The 24 features consist of 14 morphological features (aspect, case, enclitic, gender, mood, number, person, part-of-speech, 4 levels of proclitics, state, and voice) which MADA predicts using 14 distinct Support Vector Machines (SVMs) trained on the PATB. There are also five additional features which are coarser-grain matches of the enclitic and proclitic features. The final five features capture information such as spelling variations and n-grams statistics.

Since MADA selects a complete analysis from ALMOR, all decisions regarding morphological ambiguity, lexical ambiguity, tokenization, diacritization and POS tagging in any possible POS tagset are made in one fell swoop. The choices not selected are ranked in terms of their score. MADA has a 95% accuracy on basic morphological choice (including tokenization but excluding case/mood/nunation), a 97% accuracy on part-of-speech selection, and 96% accuracy on lemmatization. MADA has a 87% accuracy in predicting full diacritization (including case and mood). MADA is a useful resource not only for NLP applications but also for language learning as its output can be used as a study/reading aid that provides contextual disambiguation.

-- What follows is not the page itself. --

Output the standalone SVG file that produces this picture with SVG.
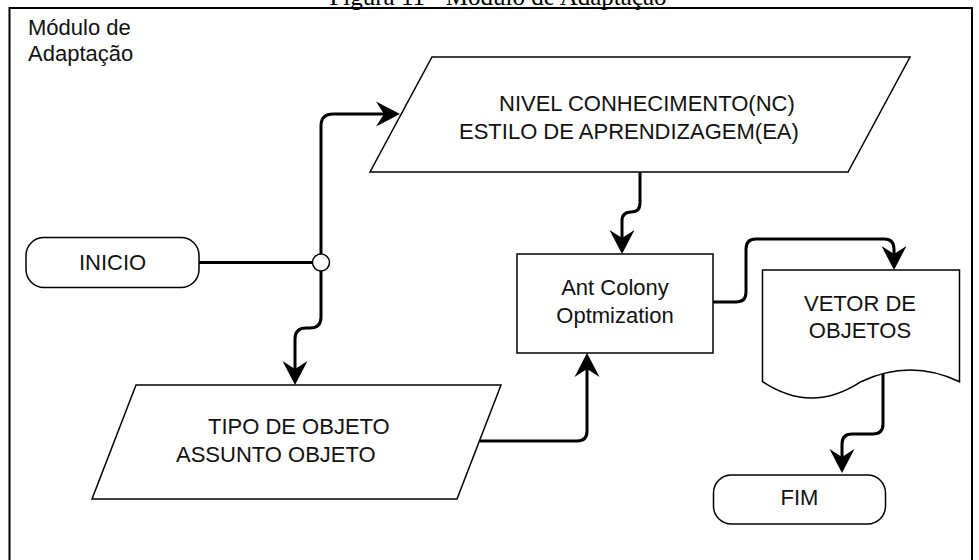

TOKAN, a general tokenizer for Arabic, provides an easy-to-use resource for creating highly-customized tokenizations of MADA-disambiguated Arabic text. For instance, the decision on whether an Arabic word has a conjunction or preposition clitic is made in MADA; but how such clitics are separated and displayed (accounting for various morphotactics and normalizations) before using them in an application is done with TOKAN. The different types of tokenizations can be used as machine learning features for a variety of applications, such as machine translation, or named-entity recognition.

MADA and TOKAN are packaged and continuously updated. The system is freely available for research purposes. MADA+TOKAN have been used by numerous academic and commercial research institutes around the world, e.g., Univeristy of Washington, Cambridge University, SRI, BBN, Fair Isaac, MIT, RWTH Aachen, Politechnic University of Catalunya (UPC), Copenhagen Business School, National Research Center of Canada, etc. The system has been shown to improve performance in a variety of NLP applications.